The debate by the Israeli parliament on whether to pull out of the Gaza Strip is the focus of much editorial comment in Europe Tuesday, while other European papers look at the high price of oil.
The planned withdrawal of Israeli settlers from the Gaza Strip, "could mark the end of the Israeli dream of a biblical Greater Israel, the beginning of a civil war with the settlers, or more optimistically the start of meaningful new relationship with the Palestinians," London daily The Independent commented. While the Palestinians fear the withdrawal will quash plans for a separate state, "there is a case for arguing that the cause of peace in the Middle East is better served by this small step than no step at all," the paper said.
Rome's La Repubblica wrote that the withdrawal plan is important for Israeli Prime Minister Ariel Sharon because of simple demographics. The paper noted that the Palestinians could soon outnumber the Israelis in the territories. "The equation is simple, one cannot maintain the present situation in a democratic Israeli state and at the same time rule over some four and a half million people."

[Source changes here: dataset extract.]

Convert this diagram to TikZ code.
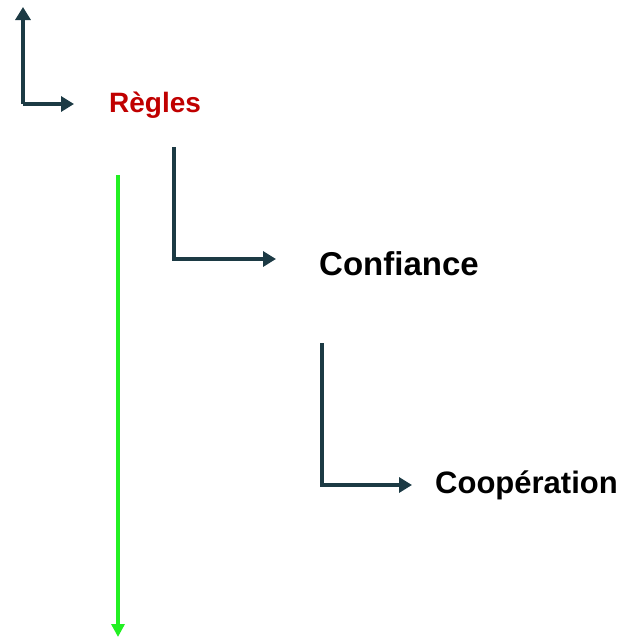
\documentclass[tikz,border=0pt]{standalone}
\usepackage{fontspec}
\setmainfont{Liberation Sans}
\usetikzlibrary{arrows.meta}
\definecolor{slate}{HTML}{1C3A44}
\definecolor{rouge}{HTML}{C00000}
\definecolor{vert}{HTML}{22F022}

\begin{document}
\begin{tikzpicture}[x=1pt,y=-1pt,inner sep=0pt,line width=4.4pt]
	\useasboundingbox (0,0) rectangle (621,638);
	\tikzset{link/.style={draw=slate,-{Triangle[length=13pt,width=15pt]}},
		label/.style={anchor=base west,font=\bfseries}}
	\node (regles) at (107,112) [label,text=rouge,font=\bfseries\fontsize{28}{30}\selectfont] {Règles};
	\node (confiance) at (317,275) [label,font=\bfseries\fontsize{33}{36}\selectfont] {Confiance};
	\node (coop) at (433,493) [label,font=\bfseries\fontsize{31}{34}\selectfont] {Coopération};
	\coordinate (c1) at (23,104);
	\coordinate (t1) at (23,7);
	\coordinate (e1) at (74,104);
	\coordinate (s2) at (174,147);
	\coordinate (c2) at (174,259);
	\coordinate (e2) at (276,259);
	\coordinate (s3) at (322,343);
	\coordinate (c3) at (322,485);
	\coordinate (e3) at (412,485);
	\coordinate (g1) at (118,175);
	\coordinate (g2) at (118,637);
	\draw [link] (c1) -- (t1);
	\draw [link] (c1) -- (e1);
	\draw [link] (s2) -- (c2) -- (e2);
	\draw [link] (s3) -- (c3) -- (e3);
	\draw [draw=vert,line width=3.6pt,-{Triangle[length=13pt,width=13pt]}] (g1) -- (g2);
\end{tikzpicture}
\end{document}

Bonn's General Anzeiger made similar comments. "The high Palestinian birth rates in the Gaza Strip and West Jordan are the decisive factor which will lead to the demise of Zionism and the only democratic country in the Middle East." Therefore, the only way to prevent another century of bloodshed is for Israel to withdraw from the occupied territories and to grant Palestinians independence, the paper argued.
Italian daily Corriere della Sera from Milan said Sharon's stubborn determination to push through his plan threatens the unity of his Likud party. "The party is divided like never before," with Sharon's plan receiving more backing from the left parties within the government. Does this signal the beginning of a new government in Israel? the paper asked.
Commenting on the impact of the high oil prices on the markets which caused both the euro and the dollar to drop in value, the Spanish daily El Mundo said a further rise in oil prices will in the short term propel inflation, leading to an increase in interest rates. "Both these factors will simultaneously put the brakes on economic growth," warned the paper.
The French business daily Les Echos pointed out that "in contrast to the shocking high oil prices that affect all industrialized countries equally, currency developments like the rising euro and the weakening of the dollar will always favor one over the other. "One of these days it will be necessary to revive international cooperation worthy of its name," the paper suggested. "It would be best if this was done as soon as possible."
As results of Kosovo's weekend's elections came in, some papers doubted whether the province could ever achieve a multi-ethnic democracy. Dutch paper De Telegraaf said that once again everything revolves around Serbian nationalism. "The political chaos in Serbia and Montenegro will affect, to a large degree, the efforts of the international community to bring peace and stability to the Balkans and whether they will stay or retreat from the region."
"One day all of the west Balkans may wind up in the European Union and NATO," stated the Financial Times of London. But both ethnic Albanian and Serbian communities in Kosovo are trying to prove the impossibility of multi-ethnic democracy, the paper wrote. "Neither should be allowed to succeed." It added that at some point Belgrade will have to accept that a negotiated settlement would best serve the interests of Kosovo Serbs and that, in the long term, Serbia must realize its best future, too, lies in the EU.